Static Site with Cloudflare Pages
Over the years, I’ve used several different plaforms to run this website: shared hosting, a VPS with Nginx, and Kubernetes (DigitalOcean). I recently migrated this site to Cloudflare Pages and I have to say I’m a huge fan.
This is a static website built with Jekyll. I chose Jekyll because of availability of documentation when trying GitHub Pages years ago and I haven’t had a need to switch. Similar to other static site generators, you write content and run a build command to apply your formatting. The resulting static HTML site is written to a directory. With shared hosting, I would FTP (yes, that long ago) this to the shared host.
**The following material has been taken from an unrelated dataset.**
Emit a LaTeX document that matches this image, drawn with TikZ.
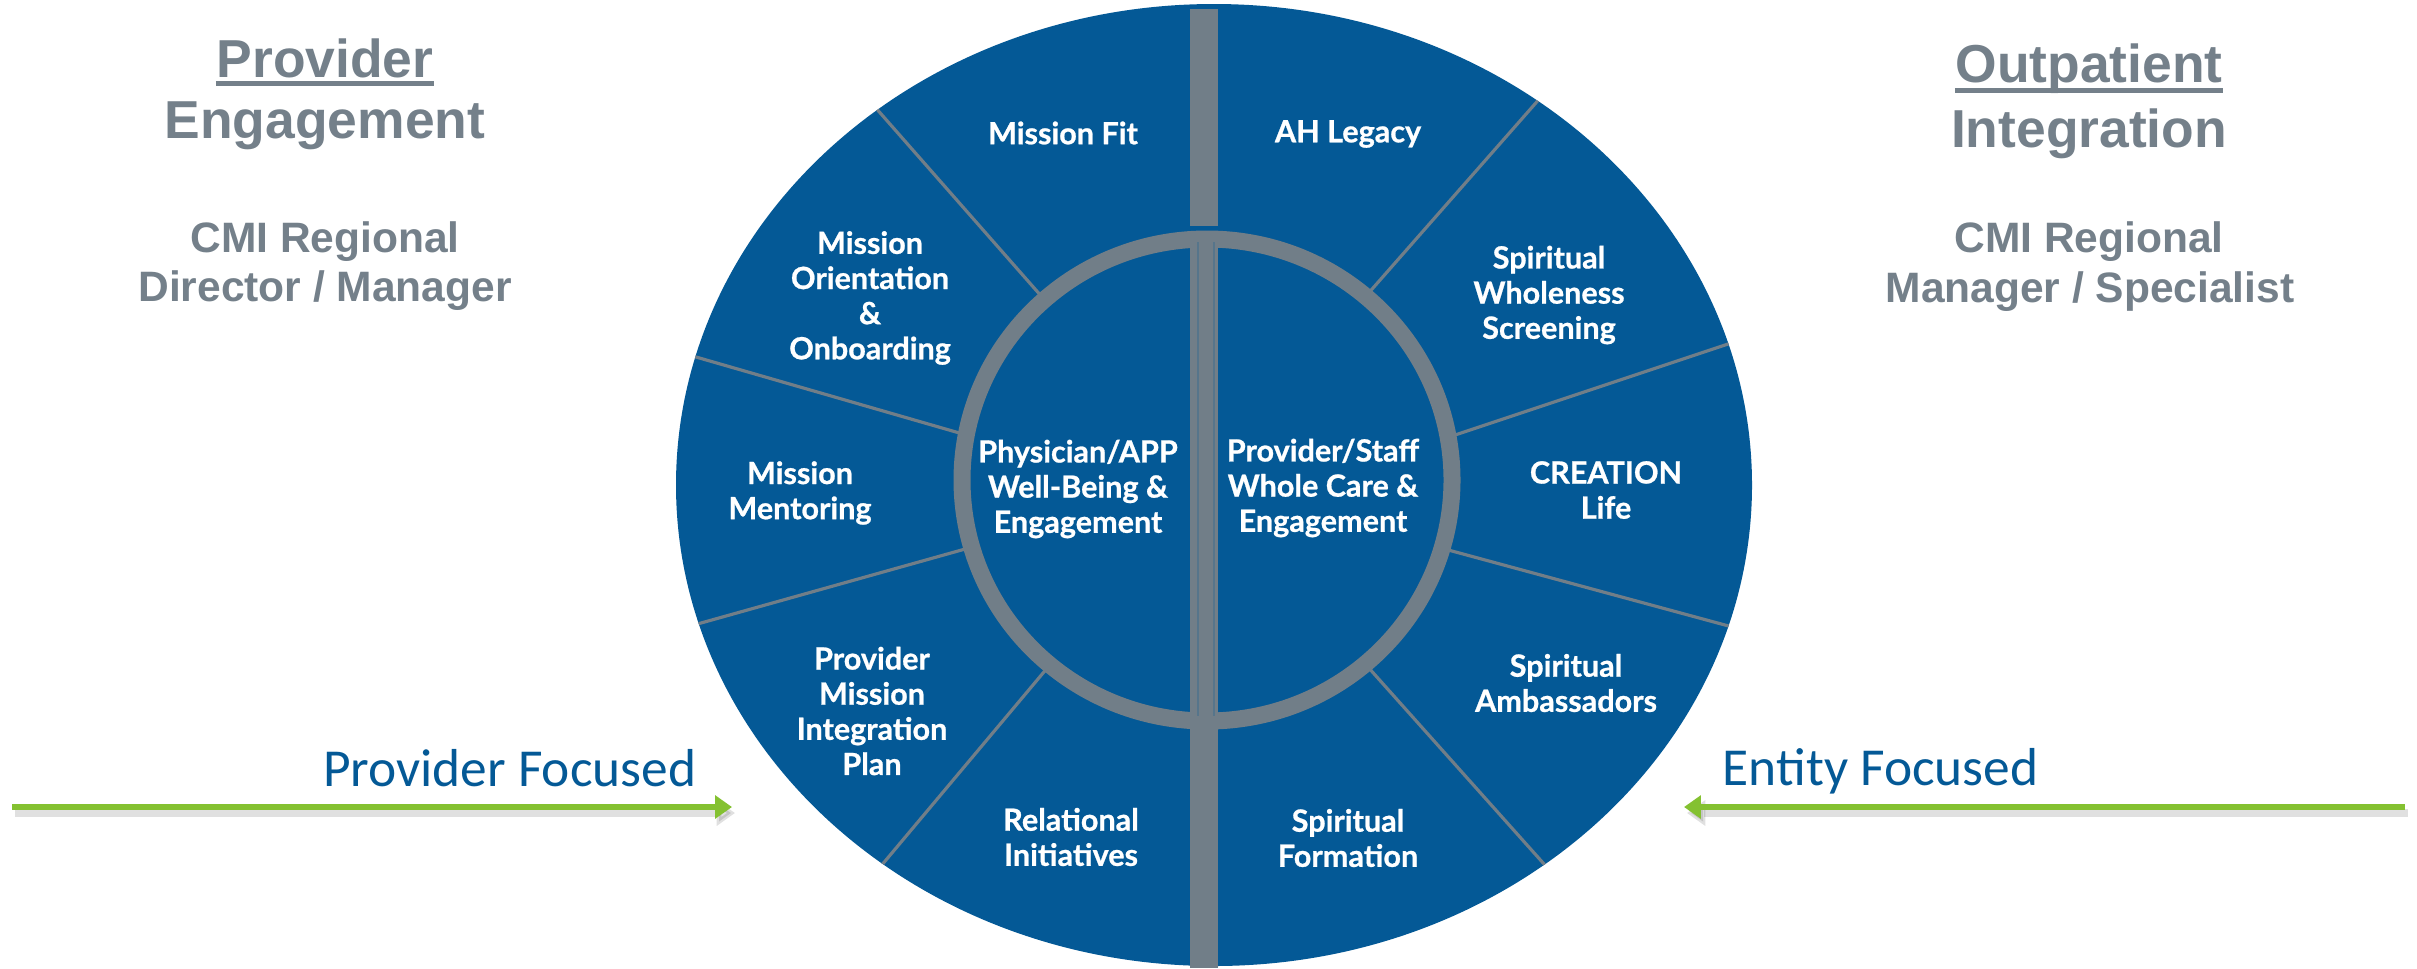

With a VPS and Nginx, I would scp
this to /var/www
, and with Kubernetes I would build a container image with an nginx
base image.
To setup Cloudflare Pages, I granted Cloudflare read access to the site’s GitHub repository. The defaults for the build command and build output directory were fine for me.
Now anytime I commit to the main branch, Cloudflare automatically builds and deploys the newest version of the site. With the VPS and Kubernetes, I used a separate CI system to build my artifacts; Cloudflare now handles all of this for me!
After a successful build, I turned on the Custom Domain feature. Cloudflare automatically set a CNAME record to the Cloudflare Pages deployment (andrewtchin-com.pages.dev) and I was up and running.
Cloudflare Pages means I don’t have to run any infrastructure and it’s awesome and free! You should try it too!